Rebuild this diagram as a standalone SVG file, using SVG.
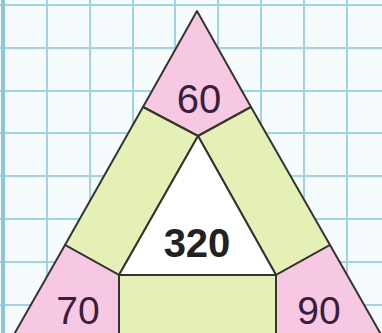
<svg xmlns="http://www.w3.org/2000/svg" width="382" height="333" viewBox="0 0 382 333">
<defs>
<style>
.grid line{stroke:#9fd3e8;stroke-width:2}
.pink{fill:#f7c8e2;stroke:#353530;stroke-width:2;stroke-linejoin:round}
.green{fill:#e4f0b6;stroke:#353530;stroke-width:2;stroke-linejoin:round}
.white{fill:#ffffff;stroke:#353530;stroke-width:2;stroke-linejoin:round}
.num{font-family:"Liberation Sans",Arial,sans-serif;font-size:40px;fill:#3a1f3c;text-anchor:middle}
.big{font-family:"Liberation Sans",Arial,sans-serif;font-size:40px;font-weight:bold;fill:#222;text-anchor:middle}
</style>
</defs>
<rect width="382" height="333" fill="#f6fcfe"/>
<g class="grid">
<line x1="47" y1="0" x2="47" y2="333"/>
<line x1="90" y1="0" x2="90" y2="333"/>
<line x1="133" y1="0" x2="133" y2="333"/>
<line x1="175" y1="0" x2="175" y2="333"/>
<line x1="218" y1="0" x2="218" y2="333"/>
<line x1="261" y1="0" x2="261" y2="333"/>
<line x1="304" y1="0" x2="304" y2="333"/>
<line x1="347" y1="0" x2="347" y2="333"/>
<line x1="0" y1="5" x2="382" y2="5"/>
<line x1="0" y1="48" x2="382" y2="48"/>
<line x1="0" y1="91" x2="382" y2="91"/>
<line x1="0" y1="133" x2="382" y2="133"/>
<line x1="0" y1="176" x2="382" y2="176"/>
<line x1="0" y1="219" x2="382" y2="219"/>
<line x1="0" y1="262" x2="382" y2="262"/>
<line x1="0" y1="305" x2="382" y2="305"/>
<line x1="3" y1="0" x2="3" y2="333" style="stroke:#8cc6dc;stroke-width:4"/>
</g>
<g id="top-pink">
<polygon class="pink" points="197,11 143,107 198,136 251,107"/>
<text class="num" x="199" y="113">60</text>
</g>
<g id="left-green">
<polygon class="green" points="143,107 198,136 119,275 65,245"/>
</g>
<g id="right-green">
<polygon class="green" points="251,107 198,136 276,275 330,245"/>
</g>
<g id="center">
<polygon class="white" points="198,136 119,275 276,275"/>
<text class="big" x="197" y="257">320</text>
</g>
<g id="left-pink">
<polygon class="pink" points="65,245 119,275 119,345 8,345"/>
<text class="num" x="78" y="324" style="font-size:39px">70</text>
</g>
<g id="right-pink">
<polygon class="pink" points="330,245 276,275 276,345 387,345"/>
<text class="num" x="319" y="324" style="font-size:39px">90</text>
</g>
<g id="bottom-green">
<polygon class="green" points="119,275 276,275 276,345 119,345"/>
</g>
</svg>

**The problem**
Print out the lines exactly, skipping any picture.

**Answer**
Rebuild this diagram as a standalone SVG file, using SVG.
<svg xmlns="http://www.w3.org/2000/svg" width="382" height="333" viewBox="0 0 382 333">
<defs>
<style>
.grid line{stroke:#9fd3e8;stroke-width:2}
.pink{fill:#f7c8e2;stroke:#353530;stroke-width:2;stroke-linejoin:round}
.green{fill:#e4f0b6;stroke:#353530;stroke-width:2;stroke-linejoin:round}
.white{fill:#ffffff;stroke:#353530;stroke-width:2;stroke-linejoin:round}
.num{font-family:"Liberation Sans",Arial,sans-serif;font-size:40px;fill:#3a1f3c;text-anchor:middle}
.big{font-family:"Liberation Sans",Arial,sans-serif;font-size:40px;font-weight:bold;fill:#222;text-anchor:middle}
</style>
</defs>
<rect width="382" height="333" fill="#f6fcfe"/>
<g class="grid">
<line x1="47" y1="0" x2="47" y2="333"/>
<line x1="90" y1="0" x2="90" y2="333"/>
<line x1="133" y1="0" x2="133" y2="333"/>
<line x1="175" y1="0" x2="175" y2="333"/>
<line x1="218" y1="0" x2="218" y2="333"/>
<line x1="261" y1="0" x2="261" y2="333"/>
<line x1="304" y1="0" x2="304" y2="333"/>
<line x1="347" y1="0" x2="347" y2="333"/>
<line x1="0" y1="5" x2="382" y2="5"/>
<line x1="0" y1="48" x2="382" y2="48"/>
<line x1="0" y1="91" x2="382" y2="91"/>
<line x1="0" y1="133" x2="382" y2="133"/>
<line x1="0" y1="176" x2="382" y2="176"/>
<line x1="0" y1="219" x2="382" y2="219"/>
<line x1="0" y1="262" x2="382" y2="262"/>
<line x1="0" y1="305" x2="382" y2="305"/>
<line x1="3" y1="0" x2="3" y2="333" style="stroke:#8cc6dc;stroke-width:4"/>
</g>
<g id="top-pink">
<polygon class="pink" points="197,11 143,107 198,136 251,107"/>
<text class="num" x="199" y="113">60</text>
</g>
<g id="left-green">
<polygon class="green" points="143,107 198,136 119,275 65,245"/>
</g>
<g id="right-green">
<polygon class="green" points="251,107 198,136 276,275 330,245"/>
</g>
<g id="center">
<polygon class="white" points="198,136 119,275 276,275"/>
<text class="big" x="197" y="257">320</text>
</g>
<g id="left-pink">
<polygon class="pink" points="65,245 119,275 119,345 8,345"/>
<text class="num" x="78" y="324" style="font-size:39px">70</text>
</g>
<g id="right-pink">
<polygon class="pink" points="330,245 276,275 276,345 387,345"/>
<text class="num" x="319" y="324" style="font-size:39px">90</text>
</g>
<g id="bottom-green">
<polygon class="green" points="119,275 276,275 276,345 119,345"/>
</g>
</svg>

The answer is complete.